Premiado na última semana na 41ª Conferência da Organização das Nações Unidas para Agricultura e Alimentação (FAO), o projeto Origens Brasil é parcialmente financiado pelo Fundo Amazônia e reúne povos indígenas, organizações da sociedade civil e empresas privadas.

O principal objetivo é o estímulo à produção sustentável, com baixa emissão de carbono e baseada em atividades econômicas das populações tradicionais do Brasil. Um dos grupos participantes do projeto, Associação Indígena Ksêdjê (AIK) foi premiada pela produção de óleo de pequi. Atualmente, o projeto reúne mais de 1,5 mil produtores, entre eles indígenas de 34 etnias diferentes.
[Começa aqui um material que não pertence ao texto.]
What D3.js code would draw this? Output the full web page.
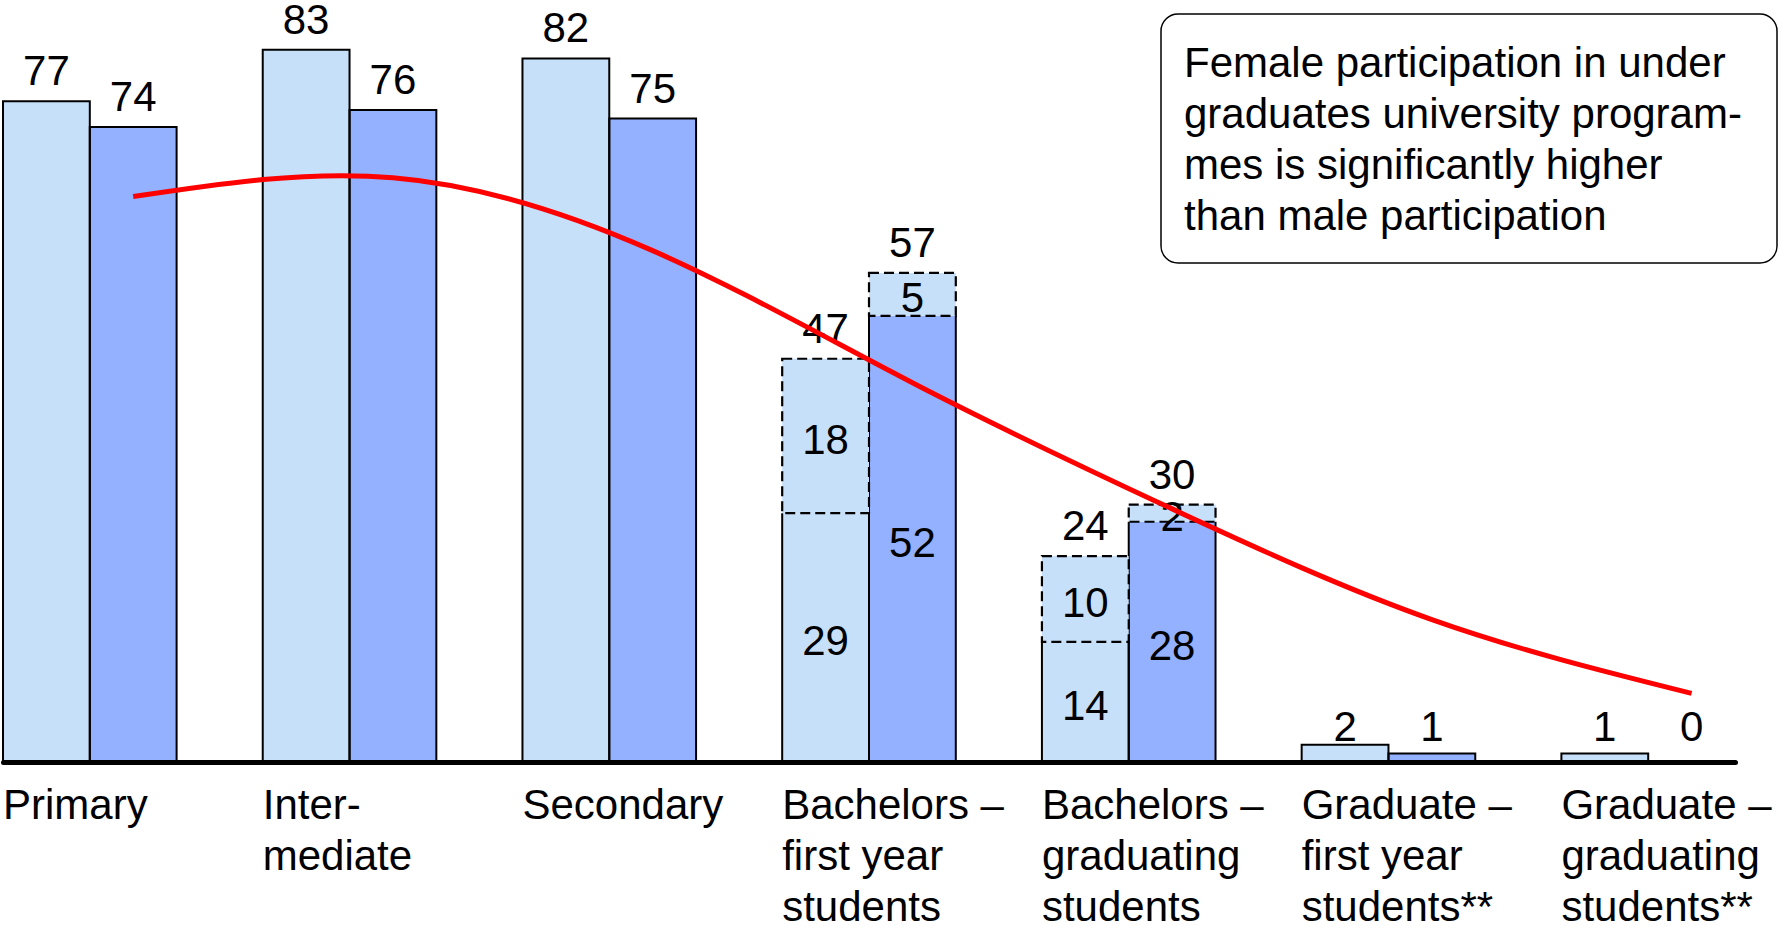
<!DOCTYPE html>
<html>
<head>
<meta charset="utf-8">
<script src="https://cdn.jsdelivr.net/npm/d3@7"></script>
<style>
  html, body { margin: 0; padding: 0; background: #fff; }
  svg { display: block; font-family: "Liberation Sans", Arial, sans-serif; }
</style>
</head>
<body>
<svg id="chart" width="1780" height="926"></svg>
<script>
// Education levels (multi-line tick labels)
const categories = [
  "Primary",
  "Inter-\nmediate",
  "Secondary",
  "Bachelors –\nfirst year\nstudents",
  "Bachelors –\ngraduating\nstudents",
  "Graduate –\nfirst year\nstudents**",
  "Graduate –\ngraduating\nstudents**"
];

// Light series: base share and the extra (dashed) share stacked on top
const lightBase  = [77, 83, 82, 29, 14, 2, 1];
const lightExtra = [0, 0, 0, 18, 10, 0, 0];
// Dark series: base share and the extra (dashed) share stacked on top
const darkBase   = [74, 76, 75, 52, 28, 1, 0];
const darkExtra  = [0, 0, 0, 5, 2, 0, 0];

// Smoothed trend drawn through the dark-bar centres
const trendValues = [65.9, 68.1, 59.6, 44.2, 29.5, 16.6, 8.0];

const noteLines = [
  "Female participation in under",
  "graduates university program-",
  "mes is significantly higher",
  "than male participation"
];

const COLORS = { light: "#c7e0fa", dark: "#93b1fe", trend: "#ff0000" };
const FONT = 42;

const svg = d3.select("#chart");

const x = d3.scaleBand()
  .domain(categories)
  .range([3, 1735])
  .paddingInner(0.3316)
  .paddingOuter(0);

const sub = d3.scaleBand()
  .domain(["light", "dark"])
  .range([0, x.bandwidth()]);

const y = d3.scaleLinear().domain([0, 100]).range([762, -96]);

// Build bar records
const bars = [];
categories.forEach((c, i) => {
  bars.push({ cat: c, key: "light", base: lightBase[i], extra: lightExtra[i] });
  bars.push({ cat: c, key: "dark", base: darkBase[i], extra: darkExtra[i] });
});

const g = svg.append("g");

// Base segments (fill)
g.selectAll("rect.base")
  .data(bars.filter(d => d.base > 0))
  .join("rect")
  .attr("class", "base")
  .attr("x", d => x(d.cat) + sub(d.key))
  .attr("y", d => y(d.base))
  .attr("width", sub.bandwidth())
  .attr("height", d => y(0) - y(d.base))
  .attr("fill", d => COLORS[d.key]);

// Base segment outlines: top edge left open where a dashed segment sits above
g.selectAll("path.baseEdge")
  .data(bars.filter(d => d.base > 0))
  .join("path")
  .attr("class", "baseEdge")
  .attr("fill", "none")
  .attr("stroke", "#000")
  .attr("stroke-width", 2)
  .attr("d", d => {
    const x0 = x(d.cat) + sub(d.key), x1 = x0 + sub.bandwidth();
    const yb = y(0), yt = y(d.base);
    return d.extra > 0
      ? `M${x0},${yb}V${yt}M${x1},${yb}V${yt}`
      : `M${x0},${yb}V${yt}H${x1}V${yb}`;
  });

// Extra (dashed) segments
g.selectAll("rect.extra")
  .data(bars.filter(d => d.extra > 0))
  .join("rect")
  .attr("class", "extra")
  .attr("x", d => x(d.cat) + sub(d.key))
  .attr("y", d => y(d.base + d.extra))
  .attr("width", sub.bandwidth())
  .attr("height", d => y(d.base) - y(d.base + d.extra))
  .attr("fill", COLORS.light)
  .attr("stroke", "#000")
  .attr("stroke-width", 2.2)
  .attr("stroke-dasharray", "10,5");

// Value labels above bars (total); tiny bars share a common label line
const LABEL_FLOOR = y(0) - 21;
const LABEL_GAP = 16;
g.selectAll("text.total")
  .data(bars)
  .join("text")
  .attr("class", "total")
  .attr("x", d => x(d.cat) + sub(d.key) + sub.bandwidth() / 2)
  .attr("y", d => {
    const ly = y(d.base + d.extra) - LABEL_GAP;
    return ly > LABEL_FLOOR - 20 ? LABEL_FLOOR : ly;
  })
  .attr("text-anchor", "middle")
  .attr("font-size", FONT)
  .attr("fill", "#000")
  .text(d => d.base + d.extra);

// Labels inside stacked segments
const inner = [];
bars.filter(d => d.extra > 0).forEach(d => {
  inner.push({ d, v: d.base, mid: d.base / 2 });
  inner.push({ d, v: d.extra, mid: d.base + d.extra / 2 });
});
g.selectAll("text.inner")
  .data(inner)
  .join("text")
  .attr("class", "inner")
  .attr("x", e => x(e.d.cat) + sub(e.d.key) + sub.bandwidth() / 2)
  .attr("y", e => y(e.mid))
  .attr("dy", "0.42em")
  .attr("text-anchor", "middle")
  .attr("font-size", FONT)
  .attr("fill", "#000")
  .text(e => e.v);

// Trend curve
const line = d3.line()
  .x((v, i) => x(categories[i]) + sub("dark") + sub.bandwidth() / 2)
  .y(v => y(v))
  .curve(d3.curveNatural);
g.append("path")
  .datum(trendValues)
  .attr("fill", "none")
  .attr("stroke", COLORS.trend)
  .attr("stroke-width", 5)
  .attr("d", line);

// Category axis
const axis = g.append("g")
  .attr("transform", `translate(0,${y(0)})`)
  .call(d3.axisBottom(x).tickSize(0).tickSizeOuter(0).tickFormat(""));
axis.select(".domain")
  .attr("stroke", "#000")
  .attr("stroke-width", 5)
  .attr("stroke-linecap", "round");

const ticks = g.selectAll("text.cat")
  .data(categories)
  .join("text")
  .attr("class", "cat")
  .attr("x", d => x(d))
  .attr("y", 819)
  .attr("font-size", FONT)
  .attr("fill", "#000");
ticks.selectAll("tspan")
  .data(d => d.split("\n"))
  .join("tspan")
  .attr("x", function () { return this.parentNode.getAttribute("x"); })
  .attr("dy", (s, i) => i === 0 ? 0 : 51)
  .text(s => s);

// Note box
const note = svg.append("g");
note.append("rect")
  .attr("x", 1161).attr("y", 14)
  .attr("width", 616).attr("height", 249)
  .attr("rx", 17).attr("ry", 17)
  .attr("fill", "#fff")
  .attr("stroke", "#000")
  .attr("stroke-width", 1.5);
note.selectAll("text")
  .data(noteLines)
  .join("text")
  .attr("x", 1184)
  .attr("y", (s, i) => 77 + i * 51)
  .attr("font-size", FONT)
  .attr("fill", "#000")
  .text(s => s);
</script>
</body>
</html>
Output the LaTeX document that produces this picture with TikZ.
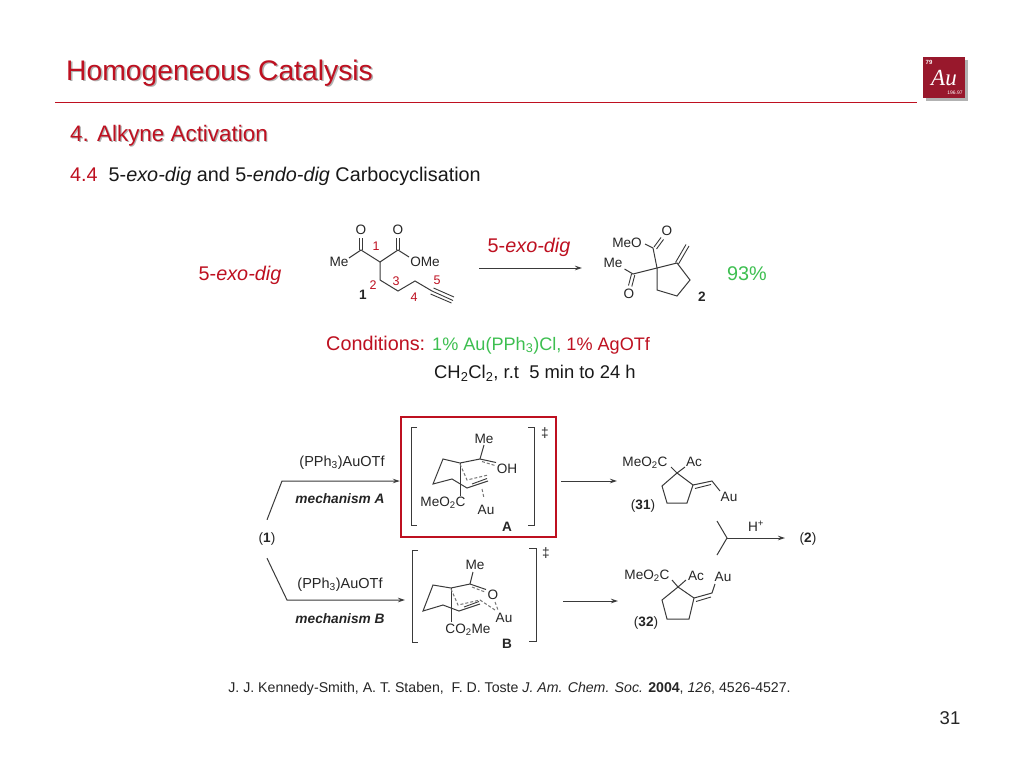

Salles volta a discutir destino do Fundo Amazônia

Band Terra Viva

Base de dados rurais

O fundo também ajuda os estados a formularem bases de dados do campo - o Cadastro Ambiental Rural. O mapeamento permite verificar se os proprietários de imóveis na Amazônia têm preservado 80% da vegetação nativa, conforme estipulado pelo Código Florestal.

Ministro questiona projetos

Em maio, o UOL já havia reportado sobre os questionamentos de Salles em relação ao Fundo. O ministro havia dito que contratos de projeto do fundo mereciam uma "análise mais rigorosa" por apresentarem "indicativos de disfuncionalidades", sem explicar quais seriam.

O ministro também defendeu que não há "nenhum indicativo" de que os projetos financiados contribuam para a redução do desmatamento - argumento rebatido por relatórios mais recentes do Fundo e dos países financiadores.

Alemanha e Noruega, os principais financiadores da iniciativa, já declararam reiteradas vezes que não têm questionamentos em relação aos projetos patrocinados.

De acordo com o relatório de atividades do Fundo em 2018, publicado em maio passado, as verbas arrecadas possibilitaram a realização de 103 projetos ambientais, 190 unidades de conservação apoiadas, 465 publicações científicas ou informativas e 687 missões de fiscalização ambiental.

Apreensão entre especialistas

O Fundo já havia sido pauta nessa semana após associações de funcionários do Banco Nacional de Desenvolvimento Econômico e Social (BNDES), do Instituto Brasileiro do Meio Ambiente e dos Recursos Naturais Renováveis (Ibama) e do Instituto Chico Mendes de Biodiversidade (ICMBio) criarem um site em defesa da iniciativa.

Arthur Koblitz, vice-presidente da AFBNDES (Associação de Funcionários do BNDES), afirmou ao UOL que recebeu com "apreensão" as palavras de Ricardo Salles sobre o Fundo Amazônia.

"O ministro está tão comprometido com esse objetivo de alocar recursos para indenizar proprietários rurais, que coloca em xeque todo o Fundo Amazônia", diz.

"A possível extinção do Fundo Amazônia cria um vácuo nas ações de combate aos desmatamentos no país, uma vez que não existem outras iniciativas voltadas para esse fim" afirmou à reportagem Adriana Ramos, do Instituto Socioambiental (ISA).

Após as declarações de Salles, que corroboraram para uma incerteza sobre o Fundo, a Alemanha decidiu reter uma doação de 35 milhões de euros (cerca de R$ 150 milhões).